Earth's surface is made up of tectonic plates, which are large slabs of solid rock that fit together like puzzle pieces. These plates meet at plate boundaries and are in constant motion.
Where the surfaces of these plates catch and lock along their boundary, stress builds up as the rest of the plates continue to move. This takes place over long periods of time.
When the stress becomes too great, the plates suddenly slip past one another, releasing tremendous amounts of energy, which causes the earth to shake and crack.
These cracks are called faults. Plate boundaries are made up of many faults. Most earthquakes occur on these faults.
Faults can also occur far from plate boundaries but earthquakes on these faults (intraplate earthquakes) are much less frequent. The scientific community is working to better understand these faults.
One of the many tectonic plates that make up Earth's outer shell descends, or "subducts," under an adjacent plate. This kind of boundary between plates is called a "subduction zone." When the plates move suddenly in an area where they are usually stuck, an earthquake happens.
Stuck to the subducting plate, the overriding plate gets squeezed. Its leading edge is dragged down, while an area behind bulges upward. This movement goes on for decades or centuries, slowly building up stress.
An earthquake along a subduction zone happens when the leading edge of the overriding plate breaks free and springs seaward, raising the sea floor and the water above it. This uplift starts a tsunami. Meanwhile, the bulge behind the leading edge collapses, thinning the plate and lowering coastal areas.
Part of the tsunami races toward nearby land, growing taller as it comes in to shore. Another part heads across the ocean toward distant shores. Source: U.S. Geological Survey
Earthquakes generally occur on three types of faults: normal, strike-slip, and reverse (or thrust).
Tsunamis can be generated by earthquakes on all of these faults, but most tsunamis, and the largest, result from earthquakes on reverse faults.

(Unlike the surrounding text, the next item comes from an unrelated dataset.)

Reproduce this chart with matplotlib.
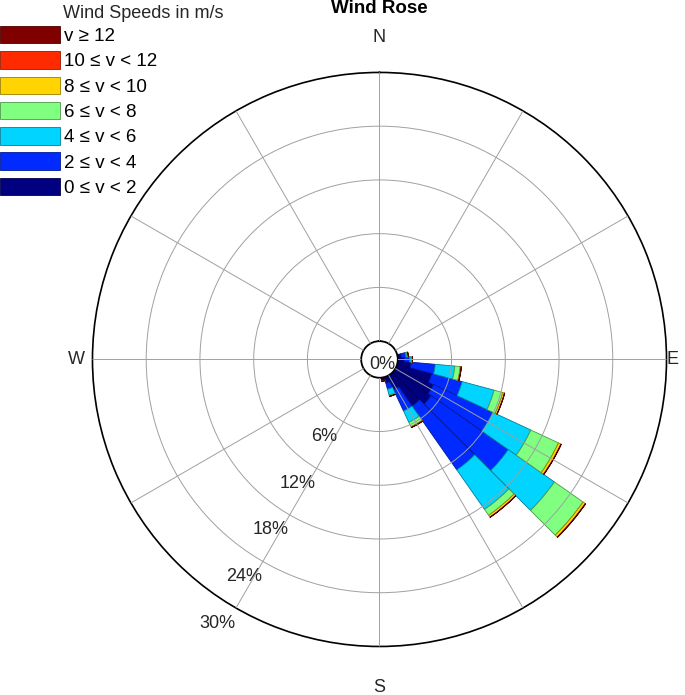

These tsunami-generating earthquakes originate mainly in subduction zones, where tectonic plates collide and one is forced under the other.
Take it to the MAX! Plate Tectonics and Earthquakes
If big enough and close enough to the ocean floor, the energy from such an earthquake can cause the ocean floor to suddenly rise (uplift) or fall (subside). It is this sudden vertical displacement of the ocean floor that typically sets a tsunami in motion.

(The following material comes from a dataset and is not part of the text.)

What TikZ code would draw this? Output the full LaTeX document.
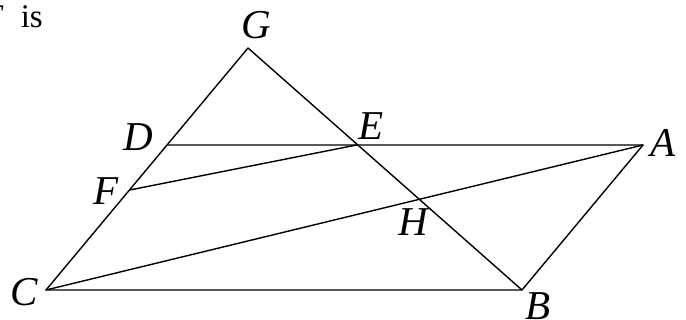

As the ocean floor rises or falls, so too does the water above it. As the water moves up and down, seeking to regain its balance, a tsunami is born.
Not all earthquakes cause tsunamis. Key earthquake characteristics that contribute to tsunami generation are location, magnitude (size), and depth.
Most tsunamis are generated by earthquakes with magnitudes over 7.0 that occur under or very near the ocean and less than 100 kilometers (62 miles) below Earth's surface (earthquakes deeper than this are unlikely to displace the ocean floor).
Generally, an earthquake must exceed magnitude 8.0 to generate a dangerous distant tsunami. The amount of movement of the ocean floor, the size of the area over which an earthquake occurs, and the depth of the water above the earthquake are also important factors in the size of a resulting tsunami.
Most of the tsunamis (89%) in the Global Historical Tsunami Database were generated by large earthquakes or landslides caused by earthquakes.
In addition to the previously highlighted tsunamis (2004 and 2011), other examples of earthquake-generated tsunamis include:
- November 1, 1755 Lisbon, Portugal - A magnitude 8.5 (estimated) earthquake in the Atlantic Ocean generated a tsunami that affected the coasts of Portugal, Spain, North Africa, and the Caribbean. The earthquake and tsunami killed an estimated 50,000 people and caused widespread destruction.
- January 26, 1700 Cascadia Subduction Zone - A magnitude 9.0 (estimated) earthquake generated a tsunami that inundated the coasts of Cascadia (a region that includes northern California, Oregon, Washington, and southern British Columbia) as well as coastal villages across the Pacific Ocean in Japan. Today, the Cascadia subduction zone is considered one of the largest U.S. tsunami threats.